The last time statues had to be immersed in water in Bristol as organisers were refused permission in Wales.
“The five day Durja Puja festival is religious, cultural and social,” said Dr Biswas, “It symbolises the mother goddess Durga being welcomed to her father’s house for five days and then going away.
“We are expecting 1,500 people to come to the festival. Puja has been held in Wales for 40 years and this will be the biggest Puja ever held here.”
Work in progress. The sculpture being made ahead of the festival in October
He said the statues were being made at the Butetown Art and History Centre because it was important to get the Welsh Hindu and wider community involved.
Pupils from Cardiff High and Radyr Comprehensive are visiting the artists while the work as well as art students. Passersby are also welcome to drop in and watch the artists at work, and two open evenings are planned.
“It is a unique project about education, history and religion.

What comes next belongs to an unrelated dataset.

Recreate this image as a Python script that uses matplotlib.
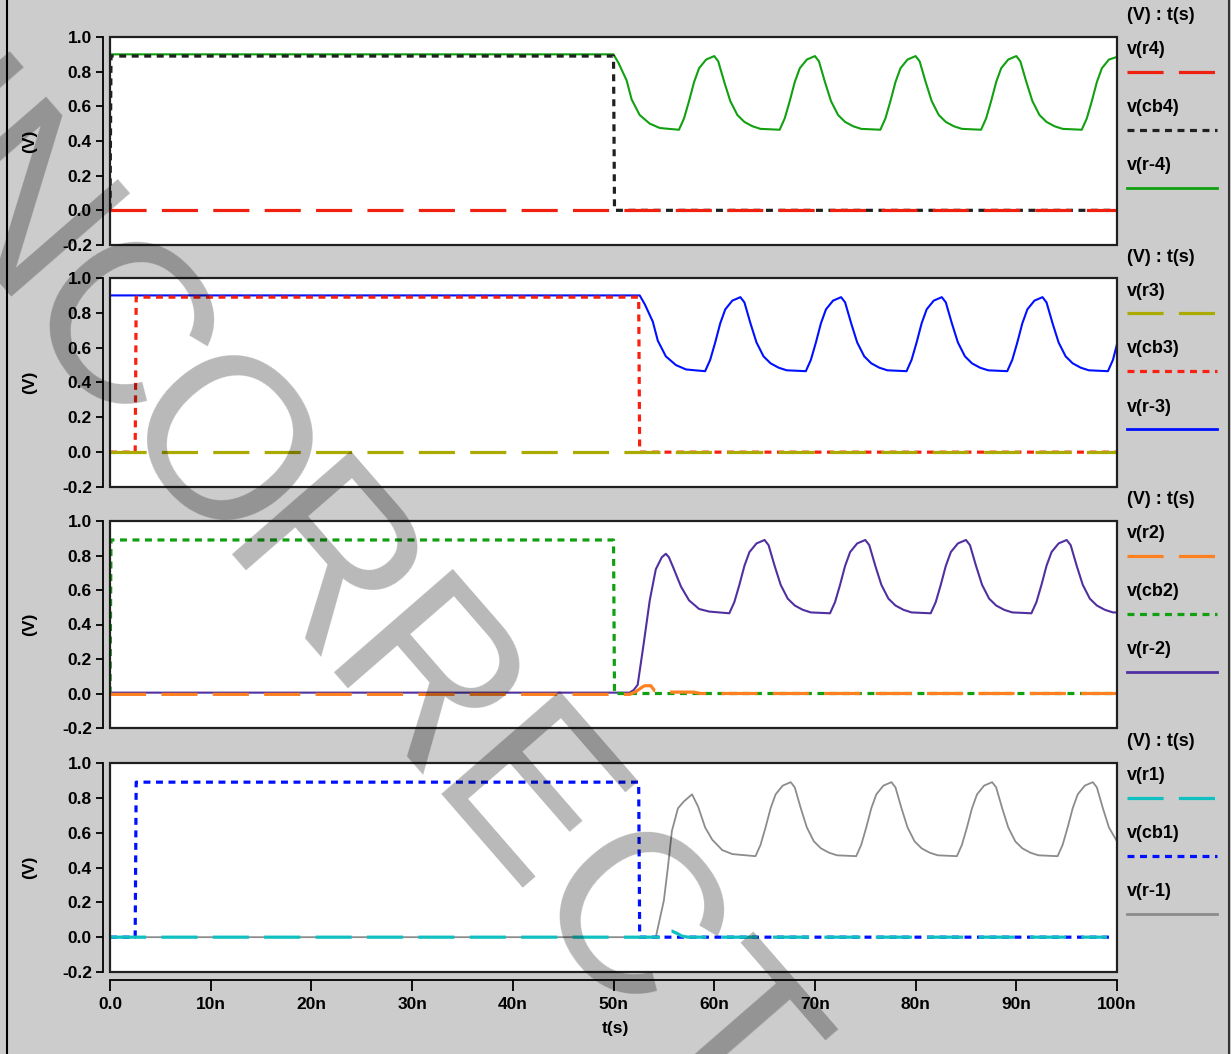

Puja is a huge festival in Calcutta, a bit like Christmas here,” said Dr Biswas.
A statue is immersed in the Bristol Channel during the Durga Puja festival in 1992. Dipak Kundu, from Cardiff, joined a group of his friends on a boat in the Bristol Channel, four miles off the coast to perform the ceremony.
Artist Dibeyendu Dey will return to India in July ready to create more Puja sculptures there, said he was using equivalent materials here.
“In India we would use clay from the Ganges or other rivers and paddy field straw. Here we have bought clay from a shop and are using hay. But it is the same.
“Because it is a Welsh festival we are also putting images of Welsh connections at the base of the main sculpture, pictures of the Welsh flag and the Principality Stadium.
“I came for the last Puja in Wales in 2009. I enjoy coming here to do this.
“We feel very satisfied when our work is immersed. it is part of our religion to immerse it.”